### [SOURCE MATERIAL]
<<<<

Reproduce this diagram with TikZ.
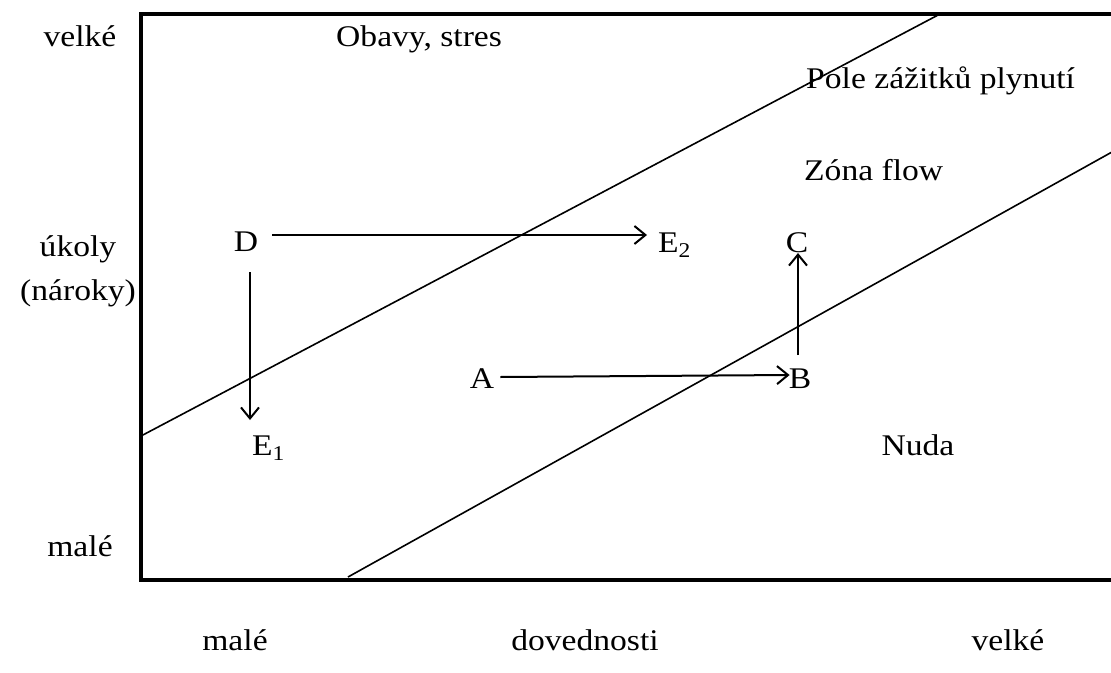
\documentclass[tikz,border=0pt]{standalone}
\usepackage{fontspec}
\setmainfont[FakeStretch=1.12]{Liberation Serif}
\usetikzlibrary{arrows.meta,calc}
\begin{document}
\begin{tikzpicture}[x=1pt,y=-1pt,
  lbl/.style={inner sep=0pt, anchor=base, font=\fontsize{30}{34}\selectfont},
  lblw/.style={lbl, anchor=base west},
  arr/.style={line width=2pt, -{Straight Barb[length=11pt,width=18pt,line width=2pt]}},
  frame/.style={line width=4.5pt, line join=miter},
  zone/.style={line width=1.6pt}]
\useasboundingbox (0,0) rectangle (1111,672);
\clip (0,0) rectangle (1111,672);
% frame
\draw[frame] (1130,14) -- (141,14) -- (141,580) -- (1130,580);
% zone boundaries
\coordinate (u1) at (141,436);
\coordinate (u2) at (940,14);
\coordinate (l1) at (348,577);
\coordinate (l2) at (1112,152);
\draw[zone] (u1) -- (u2);
\draw[zone] (l1) -- (l2);
% axis labels
\node[lbl] (yv) at (80,46) {velké};
\node[lbl] (yu) at (78,256) {úkoly};
\node[lbl] (yn) at (78,300) {(nároky)};
\node[lbl] (ym) at (80,556) {malé};
\node[lbl] (xm) at (235,650) {malé};
\node[lbl] (xd) at (585,650) {dovednosti};
\node[lbl] (xv) at (1008,650) {velké};
% zone labels
\node[lblw] (obavy) at (336,46) {Obavy, stres};
\node[lblw] (pole) at (806,88) {Pole zážitků plynutí};
\node[lblw] (zona) at (804,180) {Zóna flow};
\node[lbl] (nuda) at (918,455) {Nuda};
% points
\node[lbl] (D) at (246,251) {D};
\node[lblw] (E2) at (658,252) {E\textsubscript{2}};
\node[lbl] (C) at (797,252) {C};
\node[lbl] (A) at (482,388) {A};
\node[lbl] (B) at (800,388) {B};
\node[lblw] (E1) at (252,455) {E\textsubscript{1}};
% arrows
\draw[arr] ($(D.base east)+(14,-16)$) -- ($(E2.base west)+(-11,-17)$);
\draw[arr] ($(D.base)+(4,21)$) -- ($(E1.base west)+(-2,-35)$);
\draw[arr] ($(A.base east)+(6,-11)$) -- ($(B.base west)+(1,-13)$);
\draw[arr] ($(B.base)+(-2,-33)$) -- ($(C.base)+(1,1)$);
\end{tikzpicture}
\end{document}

>>>>

### [WHAT YOU ARE ASKED TO DO]
Write the lines above out again exactly, without any of their pictures.

### [WRITTEN ANSWER]
Reproduce this diagram with TikZ.
\documentclass[tikz,border=0pt]{standalone}
\usepackage{fontspec}
\setmainfont[FakeStretch=1.12]{Liberation Serif}
\usetikzlibrary{arrows.meta,calc}
\begin{document}
\begin{tikzpicture}[x=1pt,y=-1pt,
  lbl/.style={inner sep=0pt, anchor=base, font=\fontsize{30}{34}\selectfont},
  lblw/.style={lbl, anchor=base west},
  arr/.style={line width=2pt, -{Straight Barb[length=11pt,width=18pt,line width=2pt]}},
  frame/.style={line width=4.5pt, line join=miter},
  zone/.style={line width=1.6pt}]
\useasboundingbox (0,0) rectangle (1111,672);
\clip (0,0) rectangle (1111,672);
% frame
\draw[frame] (1130,14) -- (141,14) -- (141,580) -- (1130,580);
% zone boundaries
\coordinate (u1) at (141,436);
\coordinate (u2) at (940,14);
\coordinate (l1) at (348,577);
\coordinate (l2) at (1112,152);
\draw[zone] (u1) -- (u2);
\draw[zone] (l1) -- (l2);
% axis labels
\node[lbl] (yv) at (80,46) {velké};
\node[lbl] (yu) at (78,256) {úkoly};
\node[lbl] (yn) at (78,300) {(nároky)};
\node[lbl] (ym) at (80,556) {malé};
\node[lbl] (xm) at (235,650) {malé};
\node[lbl] (xd) at (585,650) {dovednosti};
\node[lbl] (xv) at (1008,650) {velké};
% zone labels
\node[lblw] (obavy) at (336,46) {Obavy, stres};
\node[lblw] (pole) at (806,88) {Pole zážitků plynutí};
\node[lblw] (zona) at (804,180) {Zóna flow};
\node[lbl] (nuda) at (918,455) {Nuda};
% points
\node[lbl] (D) at (246,251) {D};
\node[lblw] (E2) at (658,252) {E\textsubscript{2}};
\node[lbl] (C) at (797,252) {C};
\node[lbl] (A) at (482,388) {A};
\node[lbl] (B) at (800,388) {B};
\node[lblw] (E1) at (252,455) {E\textsubscript{1}};
% arrows
\draw[arr] ($(D.base east)+(14,-16)$) -- ($(E2.base west)+(-11,-17)$);
\draw[arr] ($(D.base)+(4,21)$) -- ($(E1.base west)+(-2,-35)$);
\draw[arr] ($(A.base east)+(6,-11)$) -- ($(B.base west)+(1,-13)$);
\draw[arr] ($(B.base)+(-2,-33)$) -- ($(C.base)+(1,1)$);
\end{tikzpicture}
\end{document}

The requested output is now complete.